During World War II, under Executive Order 9066, thousands of Americans with Japanese ancestry living on the West Coast were imprisoned and taken to one of 10 hastily built military-style camps, allowed to take only what they could carry. Internees established churches, temples, and clubs, built gardens and ponds, and developed recreational programs, including baseball teams. At what is now preserved as Manzanar National Historic Site, 12 leagues of baseball teams played at the baseball field. By the summer of 1942, nearly 100 men’s and 14 women’s softball teams also played here, including the ManzaKnights, a team grown out of a young men’s social club, and the Dusty Chicks, a women's team.

Baseball and softball were also popular at Minidoka War Relocation Center, now preserved as Minidoka National Historic Site. A 1943 issue of the camp newspaper, Minidoka Irrigator, stated that “old man baseball" had “helped make life in this camp more pleasant” and after the war many former internees stated “baseball saved us.” In 2016, the park and Friends of Minidoka, a park partner, held a Field-in-a-Day event, where individuals and groups rebuilt one of the fields which visitors can now view along the park’s walking tour. A powerful symbol of an American way of life, baseball boosted morale and brought a sense of normalcy to these confined communities. 

Hot Springs National Park

Brooklyn Dodgers spring training team photo, Hot Springs, AR, 1912.
Library of Congress

Perhaps national parks’ greatest contribution to the history of American baseball is at Hot Springs National Park in Arkansas, where Spring Training began. From 1886 to the 1940’s, professional baseball players travelled to “The American Spa” before the start of the season. Players could get back in shape by hiking in the mountains, soaking in the springs, and playing baseball in the warmer weather. The first team to make an official Spring Training trip was the Chicago White Stockings, who then made it to the World Series that same year. The Pittsburgh Pirates, Philadelphia Phillies, Cleveland Spiders, Cincinnati Reds, and Brooklyn Dodgers were next to hold Spring Training in the area.
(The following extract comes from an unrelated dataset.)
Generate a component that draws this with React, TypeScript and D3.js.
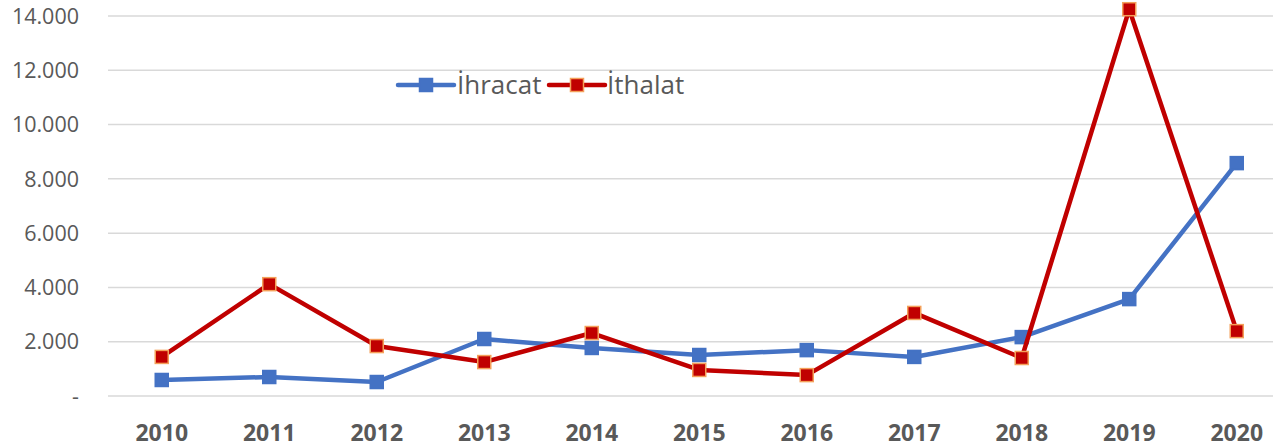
import React from 'react';
import * as d3 from 'd3';

const years = ['2010', '2011', '2012', '2013', '2014', '2015', '2016', '2017', '2018', '2019', '2020'];
const ihracat = [590, 700, 515, 2100, 1770, 1510, 1690, 1440, 2170, 3570, 8580];
const ithalat = [1440, 4120, 1840, 1250, 2320, 960, 770, 3060, 1400, 14250, 2390];
const yTicks = [0, 2000, 4000, 6000, 8000, 10000, 12000, 14000];

const width = 1273;
const height = 447;
const margin = { left: 108, top: 16, bottom: 51 };
const font = "'Open Sans', 'Liberation Sans', sans-serif";

const x = d3.scaleBand<string>()
  .domain(years)
  .range([margin.left, margin.left + 107.5 * years.length]);

const y = d3.scaleLinear()
  .domain([0, 14000])
  .range([height - margin.bottom, margin.top]);

const fmt = (v: number) => (v === 0 ? '-' : d3.format(',')(v).replace(/,/g, '.'));

const line = d3.line<number>()
  .x((d, i) => (x(years[i]) as number) + x.bandwidth() / 2)
  .y(d => y(d));

const series = [
  { name: 'İhracat', values: ihracat, color: '#4472C4', stroke: '#4472C4' },
  { name: 'İthalat', values: ithalat, color: '#C00000', stroke: '#F4A05A' },
];

const legendPos = [{ x: 398, tx: 457 }, { x: 549, tx: 607 }];

export default function App() {
  const ms = 13;
  return (
    <svg width={width} height={height} style={{ position: 'absolute', left: 0, top: 0 }}>
      <rect width={width} height={height} fill="#fff" />
      {yTicks.map(t => (
        <g key={t}>
          <line x1={margin.left} x2={width} y1={y(t)} y2={y(t)} stroke="#d9d9d9" strokeWidth={1.5} />
          <text x={79} y={y(t)} dy="0.36em" textAnchor="end" fontFamily={font} fontSize={21.5} fill="#595959">
            {fmt(t)}
          </text>
        </g>
      ))}
      {years.map(yr => (
        <text key={yr} x={(x(yr) as number) + x.bandwidth() / 2} y={433} dy="0.36em" textAnchor="middle"
          fontFamily={font} fontSize={23} fontWeight="bold" fill="#595959">
          {yr}
        </text>
      ))}
      {series.map(s => (
        <g key={s.name}>
          <path d={line(s.values) as string} fill="none" stroke={s.color} strokeWidth={4.5} strokeLinejoin="round" strokeLinecap="round" />
          {s.values.map((v, i) => (
            <rect key={i}
              x={(x(years[i]) as number) + x.bandwidth() / 2 - ms / 2}
              y={y(v) - ms / 2}
              width={ms} height={ms}
              fill={s.color} stroke={s.stroke} strokeWidth={1.5} />
          ))}
        </g>
      ))}
      {series.map((s, i) => (
        <g key={s.name}>
          <line x1={legendPos[i].x} x2={legendPos[i].x + 56} y1={85} y2={85} stroke={s.color} strokeWidth={4.5} strokeLinecap="round" />
          <rect x={legendPos[i].x + 28 - ms / 2} y={85 - ms / 2} width={ms} height={ms} fill={s.color} stroke={s.stroke} strokeWidth={1.5} />
          <text x={legendPos[i].tx} y={85} dy="0.36em" fontFamily={font} fontSize={26} fill="#595959">{s.name}</text>
        </g>
      ))}
    </svg>
  );
}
Soon, one of the greatest baseball players of all time frequented Hot Springs – Babe Ruth. The Boston Red Sox held Spring Training in Hot Springs from 1909-1923 and the young Babe Ruth was known by locals for his regular visits to the springs as much as his propensity for home runs.

Sure, when you think baseball of you may not think of national parks, but you may be surprised to see how great American traditions like baseball are represented in parks. From historic Hinchcliffe Stadium within Paterson Great Falls National Historical Park, home of the first home run hit by an African American player in the major leagues, to the ivy-adorned "Friendly Confines" of Chicago's Wrigley Field, designated a National Historic Landmark in 2020, the legends of baseball are remembered in our national parks.